● **PROBLEM TO SOLVE**:
The line containing "L, R, T, B = 183" marks the end: extract everything from the first line of the data through that line, exactly, with no pictures.
* begin GIVEN MATERIAL *
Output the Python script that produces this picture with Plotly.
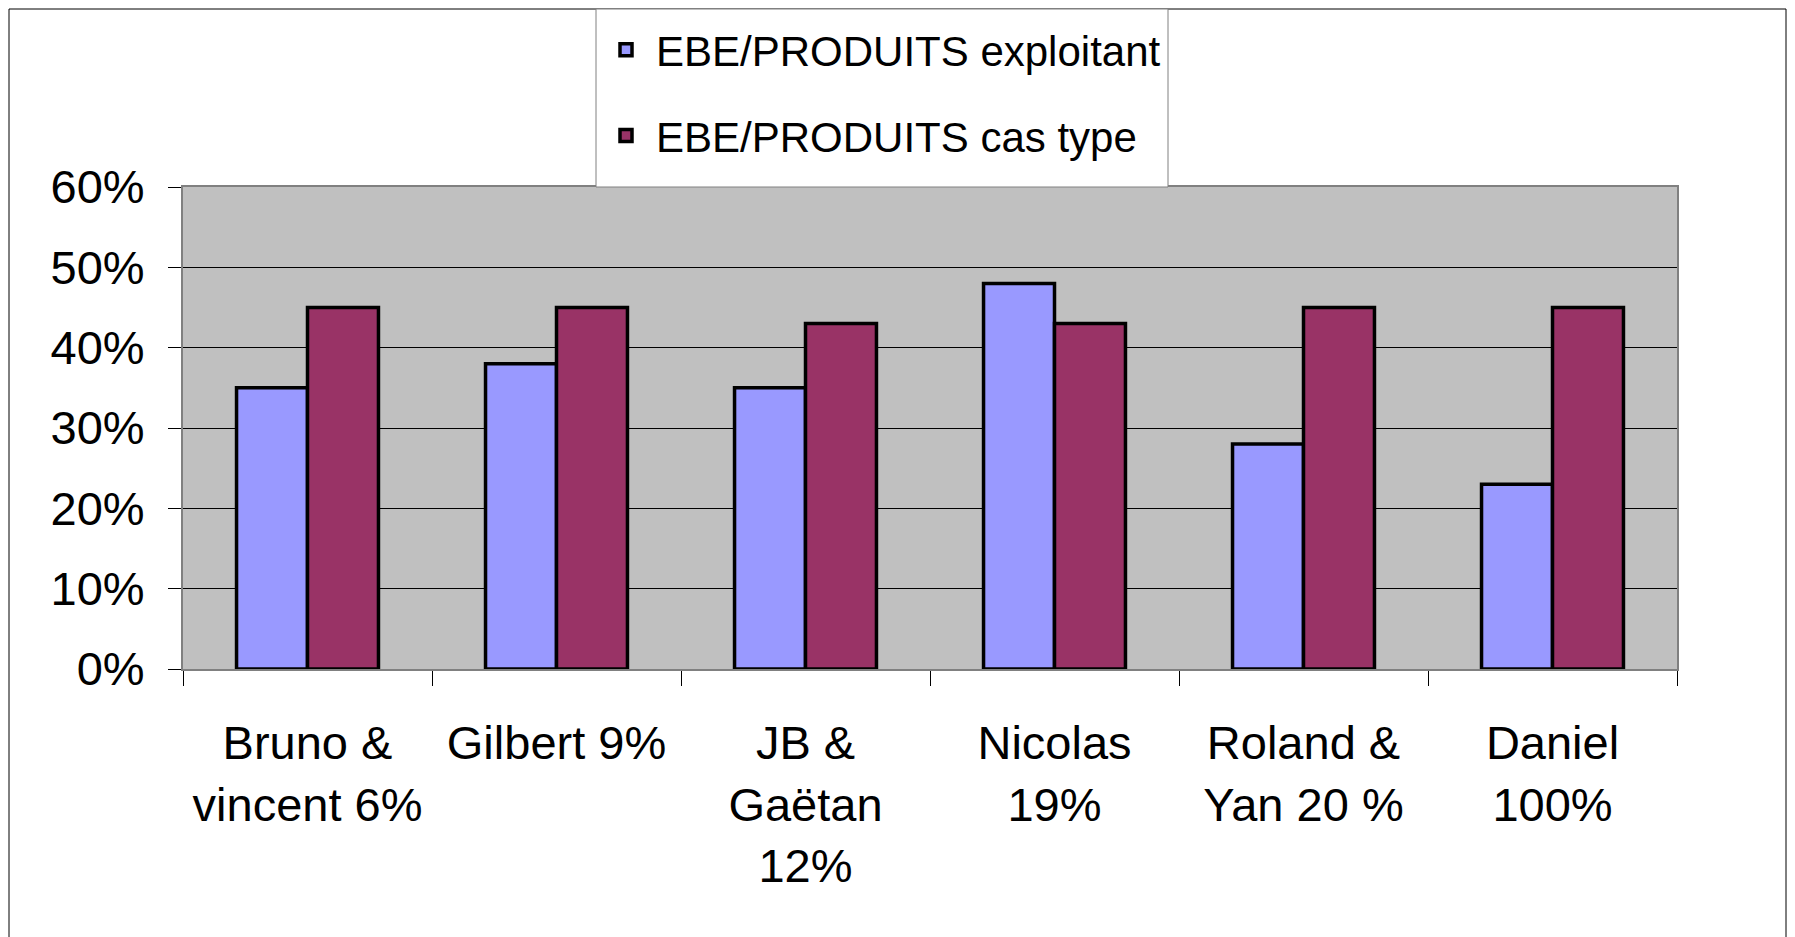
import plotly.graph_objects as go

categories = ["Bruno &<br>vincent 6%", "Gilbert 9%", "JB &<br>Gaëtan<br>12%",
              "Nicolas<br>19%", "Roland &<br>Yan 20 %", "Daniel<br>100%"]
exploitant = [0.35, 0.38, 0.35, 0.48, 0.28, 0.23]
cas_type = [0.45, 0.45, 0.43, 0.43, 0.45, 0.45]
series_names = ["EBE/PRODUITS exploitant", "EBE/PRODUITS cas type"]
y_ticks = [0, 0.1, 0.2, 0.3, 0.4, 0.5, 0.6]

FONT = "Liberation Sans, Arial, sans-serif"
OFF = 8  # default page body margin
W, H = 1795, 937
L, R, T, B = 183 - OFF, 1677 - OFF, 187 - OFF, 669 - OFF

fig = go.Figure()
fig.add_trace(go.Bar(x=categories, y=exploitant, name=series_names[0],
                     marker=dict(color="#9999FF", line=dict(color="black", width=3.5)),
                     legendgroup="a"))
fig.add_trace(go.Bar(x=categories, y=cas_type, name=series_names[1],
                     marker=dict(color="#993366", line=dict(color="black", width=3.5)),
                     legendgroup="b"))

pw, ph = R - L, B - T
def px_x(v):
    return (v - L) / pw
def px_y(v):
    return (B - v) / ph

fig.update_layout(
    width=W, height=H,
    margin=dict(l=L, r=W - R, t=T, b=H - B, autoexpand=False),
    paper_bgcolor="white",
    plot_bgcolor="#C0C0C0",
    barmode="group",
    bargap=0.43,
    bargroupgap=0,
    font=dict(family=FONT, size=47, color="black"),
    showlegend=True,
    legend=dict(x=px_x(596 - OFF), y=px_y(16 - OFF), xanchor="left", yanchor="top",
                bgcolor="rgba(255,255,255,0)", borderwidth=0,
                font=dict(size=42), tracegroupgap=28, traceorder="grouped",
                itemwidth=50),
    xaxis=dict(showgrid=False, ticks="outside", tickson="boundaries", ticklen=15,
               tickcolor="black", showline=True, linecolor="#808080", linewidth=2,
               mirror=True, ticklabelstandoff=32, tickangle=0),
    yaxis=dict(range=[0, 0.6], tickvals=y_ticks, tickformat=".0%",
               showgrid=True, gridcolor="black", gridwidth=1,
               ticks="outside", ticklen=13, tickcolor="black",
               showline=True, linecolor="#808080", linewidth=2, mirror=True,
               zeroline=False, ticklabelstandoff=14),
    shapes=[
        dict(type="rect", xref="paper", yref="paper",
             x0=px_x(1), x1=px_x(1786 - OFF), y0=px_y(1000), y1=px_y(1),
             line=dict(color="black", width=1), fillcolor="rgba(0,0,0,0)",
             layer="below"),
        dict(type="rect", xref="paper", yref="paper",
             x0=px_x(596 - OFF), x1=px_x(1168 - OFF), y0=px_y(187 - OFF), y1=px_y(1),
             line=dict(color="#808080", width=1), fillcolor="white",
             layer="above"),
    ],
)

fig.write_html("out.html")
* end GIVEN MATERIAL *
● **EXERCISE ANSWER**:
Output the Python script that produces this picture with Plotly.
import plotly.graph_objects as go

categories = ["Bruno &<br>vincent 6%", "Gilbert 9%", "JB &<br>Gaëtan<br>12%",
              "Nicolas<br>19%", "Roland &<br>Yan 20 %", "Daniel<br>100%"]
exploitant = [0.35, 0.38, 0.35, 0.48, 0.28, 0.23]
cas_type = [0.45, 0.45, 0.43, 0.43, 0.45, 0.45]
series_names = ["EBE/PRODUITS exploitant", "EBE/PRODUITS cas type"]
y_ticks = [0, 0.1, 0.2, 0.3, 0.4, 0.5, 0.6]

FONT = "Liberation Sans, Arial, sans-serif"
OFF = 8  # default page body margin
W, H = 1795, 937
L, R, T, B = 183 - OFF, 1677 - OFF, 187 - OFF, 669 - OFF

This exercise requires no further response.